HRW spokesman Reed Brody singled out for criticism the European
Union and the United States, which this year has been relegated
for the first time to observer status.
"In past years, China had to at least defend its human rights
record. This year it is not even being questioned," he said.
He denounced the failure of a China resolution as a "diplomatic fiasco",
adding that the Commission's members should be
"very embarrassed to have been caught with their heads in the sand".
China has until now faced hostile resolutions every year since 1990
at the UN Human Rights Commission, currently holding its annual
six-week session in Geneva until April 26.
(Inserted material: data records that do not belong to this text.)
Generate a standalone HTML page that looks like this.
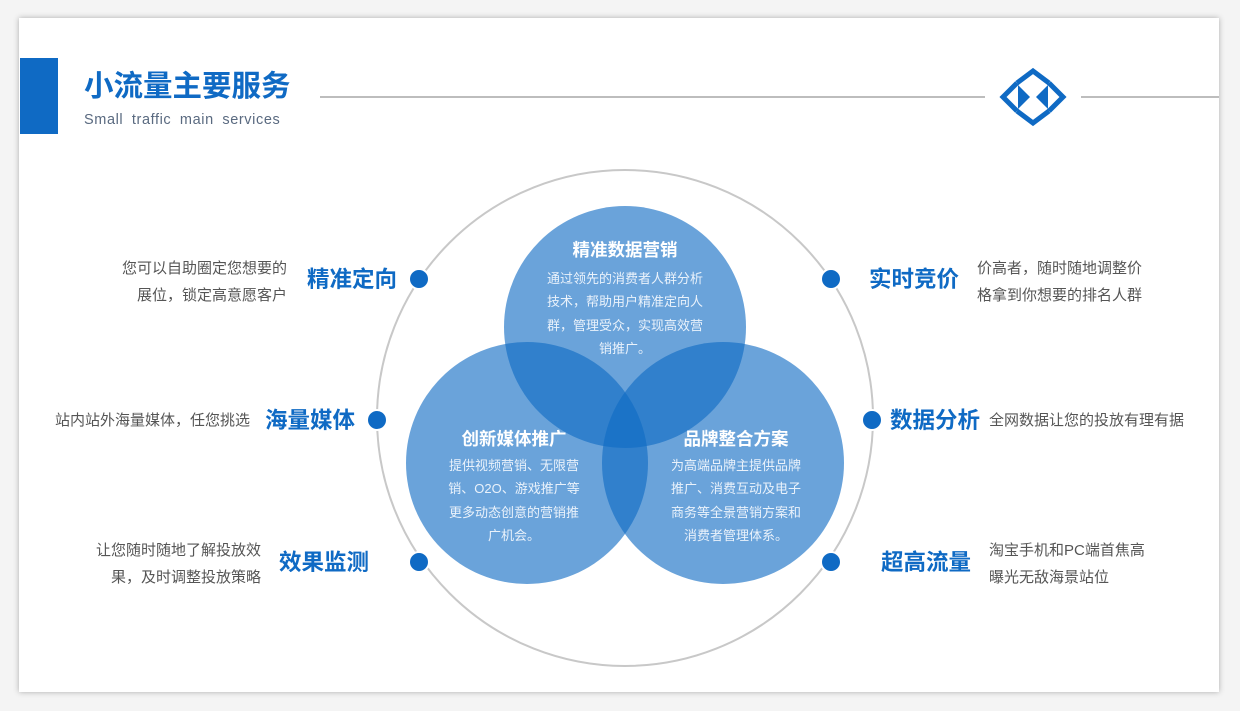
<!DOCTYPE html>
<html><head><meta charset="utf-8"><style>
html,body{margin:0;padding:0;background:#f2f2f2;width:1240px;height:711px;overflow:hidden}
svg{display:block}
text{font-family:"Liberation Sans","Noto Sans CJK SC",sans-serif}
</style></head><body>
<svg width="1240" height="711" viewBox="0 0 1240 711">
<defs><filter id="sh" x="-5%" y="-5%" width="110%" height="110%"><feDropShadow dx="0" dy="0" stdDeviation="3" flood-color="#000" flood-opacity="0.3"/></filter></defs>
<rect x="0" y="0" width="1240" height="711" fill="#f4f4f4"/>
<rect x="19" y="18" width="1200" height="674" fill="#fff" filter="url(#sh)"/>
<rect x="20" y="58" width="38" height="76" fill="#0f6ac4"/>
<text x="84" y="96" font-size="29.5" font-weight="bold" fill="#0f6ac4">小流量主要服务</text>
<text x="84" y="124" font-size="14.5" fill="#5a6a80" letter-spacing="0.6" word-spacing="4">Small traffic main services</text>
<line x1="320" y1="97" x2="985" y2="97" stroke="#bdbdbd" stroke-width="2"/>
<line x1="1081" y1="97" x2="1219" y2="97" stroke="#bdbdbd" stroke-width="2"/>
<g fill="none" stroke="#0f6ac4" stroke-width="5">
<polyline points="1017,83 1033,71 1049,83"/>
<polyline points="1017,111 1033,123 1049,111"/>
<polyline points="1017,83 1003,97 1017,111"/>
<polyline points="1049,83 1063,97 1049,111"/>
</g>
<polygon points="1018,85 1030,97 1018,109" fill="#0f6ac4"/>
<polygon points="1048,85 1036,97 1048,109" fill="#0f6ac4"/>
<circle cx="625" cy="418" r="248" fill="none" stroke="#c8c8c8" stroke-width="2"/>
<g fill="#0f6ac4" fill-opacity="0.62">
<circle cx="625" cy="327" r="121"/>
<circle cx="527" cy="463" r="121"/>
<circle cx="723" cy="463" r="121"/>
</g>
<g fill="#0f6ac4" stroke="#fff" stroke-width="2">
<circle cx="419" cy="279" r="10"/><circle cx="377" cy="420" r="10"/><circle cx="419" cy="562" r="10"/>
<circle cx="831" cy="279" r="10"/><circle cx="872" cy="420" r="10"/><circle cx="831" cy="562" r="10"/>
</g>
<g fill="#fff" text-anchor="middle">
<text x="625" y="256" font-size="17.5" font-weight="bold">精准数据营销</text>
<g font-size="13" fill="#eaf2fb">
<text x="625" y="283">通过领先的消费者人群分析</text>
<text x="625" y="306">技术，帮助用户精准定向人</text>
<text x="625" y="330">群，管理受众，实现高效营</text>
<text x="625" y="353">销推广。</text>
</g>
<text x="514" y="445" font-size="17.5" font-weight="bold">创新媒体推广</text>
<g font-size="13" fill="#eaf2fb">
<text x="514" y="470">提供视频营销、无限营</text>
<text x="514" y="493">销、O2O、游戏推广等</text>
<text x="514" y="517">更多动态创意的营销推</text>
<text x="514" y="540">广机会。</text>
</g>
<text x="736" y="445" font-size="17.5" font-weight="bold">品牌整合方案</text>
<g font-size="13" fill="#eaf2fb">
<text x="736" y="470">为高端品牌主提供品牌</text>
<text x="736" y="493">推广、消费互动及电子</text>
<text x="736" y="517">商务等全景营销方案和</text>
<text x="736" y="540">消费者管理体系。</text>
</g>
</g>
<g font-size="22.5" font-weight="bold" fill="#0f6ac4">
<text x="397" y="287" text-anchor="end">精准定向</text>
<text x="355" y="428" text-anchor="end">海量媒体</text>
<text x="369" y="570" text-anchor="end">效果监测</text>
<text x="869" y="287">实时竞价</text>
<text x="890" y="428">数据分析</text>
<text x="881" y="570">超高流量</text>
</g>
<g font-size="15" fill="#555">
<g text-anchor="end">
<text x="287" y="273">您可以自助圈定您想要的</text>
<text x="287" y="300">展位，锁定高意愿客户</text>
<text x="250" y="425">站内站外海量媒体，任您挑选</text>
<text x="261" y="555">让您随时随地了解投放效</text>
<text x="261" y="582">果，及时调整投放策略</text>
</g>
<text x="977" y="273">价高者，随时随地调整价</text>
<text x="977" y="300">格拿到你想要的排名人群</text>
<text x="989" y="425">全网数据让您的投放有理有据</text>
<text x="989" y="555">淘宝手机和PC端首焦高</text>
<text x="989" y="582">曝光无敌海景站位</text>
</g>
</svg>
</body></html>
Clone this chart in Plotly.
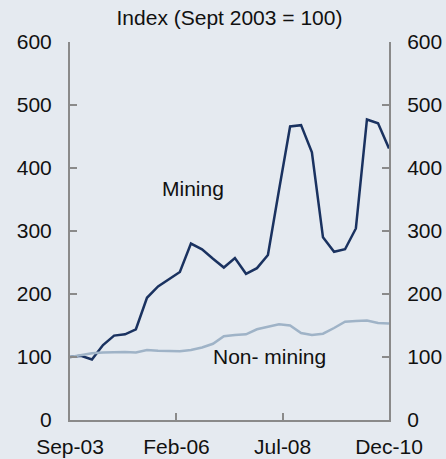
import pandas as pd
import plotly.graph_objects as go

# Quarterly, Sep-03 .. Dec-10, index Sept 2003 = 100
dates = pd.date_range('2003-09-01', '2010-12-01', freq='3MS')

mining = [100, 102, 96, 119, 134, 136, 144, 194, 212, 223,
          235, 280, 271, 256, 242, 257, 232, 241, 262, 365,
          466, 468, 425, 290, 267, 271, 304, 477, 471, 431]

non_mining = [100, 103, 106, 107, 108, 108, 107, 111, 110, 109,
              109, 111, 115, 121, 133, 135, 136, 144, 148, 152,
              150, 138, 135, 137, 146, 156, 157, 158, 154, 153]

x_tick_vals = ['2003-09-01', '2006-02-01', '2008-07-01', '2010-12-01']
x_tick_text = ['Sep-03', 'Feb-06', 'Jul-08', 'Dec-10']
y_ticks = [0, 100, 200, 300, 400, 500, 600]

NAVY = '#1a3260'
LIGHT = '#9fb3c7'
AXIS = '#8a8a8a'
BG = '#e5eaf0'
FONT = 'Liberation Sans, Arial, sans-serif'

fig = go.Figure()
fig.add_trace(go.Scatter(
    x=dates, y=non_mining, mode='lines', name='Non- mining',
    line=dict(color=LIGHT, width=2.5), yaxis='y2'))
fig.add_trace(go.Scatter(
    x=dates, y=mining, mode='lines', name='Mining',
    line=dict(color=NAVY, width=2.5)))

_yax = dict(range=[0, 600], tickvals=y_ticks, ticks='inside', ticklen=7,
            tickwidth=2, tickcolor=AXIS, showline=True, linecolor=AXIS,
            linewidth=2, showgrid=False, zeroline=False, fixedrange=True,
            ticklabelstandoff=12, automargin=False)

fig.update_layout(
    width=446, height=459,
    margin=dict(l=70, r=57, t=42, b=39),
    paper_bgcolor=BG, plot_bgcolor=BG,
    font=dict(family=FONT, size=21, color='#111111'),
    showlegend=False,
    title=dict(text='Index (Sept 2003 = 100)', x=0.5, xref='paper',
               y=1 - 18 / 459, yref='container', yanchor='middle',
               xanchor='center', font=dict(size=21)),
    xaxis=dict(range=[dates[0], dates[-1]], tickvals=x_tick_vals,
               ticktext=x_tick_text, ticks='inside', ticklen=7, tickwidth=2,
               tickcolor=AXIS, showline=True, linecolor=AXIS, linewidth=2,
               showgrid=False, zeroline=False, ticklabelstandoff=7,
               automargin=False),
    yaxis=dict(_yax, side='left'),
    yaxis2=dict(_yax, side='right', overlaying='y'),
    annotations=[
        dict(x='2006-06-15', y=368, text='Mining', showarrow=False,
             xanchor='center', yanchor='middle'),
        dict(x='2008-03-10', y=101, text='Non- mining', showarrow=False,
             xanchor='center', yanchor='middle'),
    ],
)

# page body has an 8px default margin; drop it so the figure fills the window
fig.write_html('out.html', config={'displayModeBar': False},
               post_script="document.body.style.margin='0';"
                           "document.body.style.overflow='hidden';")
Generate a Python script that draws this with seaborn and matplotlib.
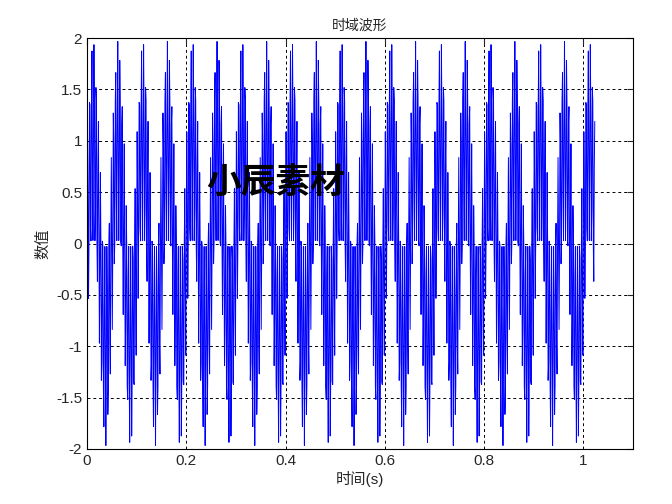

But Beijing has successfully blocked the resolutions from even being
introduced before the Commission in previous years, except in 1995,
by using a procedural loophole called a "no-action motion".
Three Tibetan non-governmental organisations also vigorously
criticised the "political apathy" of the 15-nation EU for failing
to act on China.
"This sends the wrong signal to the Tibetan people," said Tsering
Jampa of the International Campaign for Tibet.
In a joint press release, the three groups said the EU's refusal
to sponsor a resolution on China was based on the "flawed premise"
that action on China at the Commission would "compromise its failing
dialogue and provoke political reprisals from China".
Human Rights Watch said it had documented increasing human rights
violations in China over the past year.
The massive anti-crime campaign that Beijing launched last April has
led to thousands of arbitrary arrests and summary executions, while
new restrictions on the Internet have also been imposed, HRW said.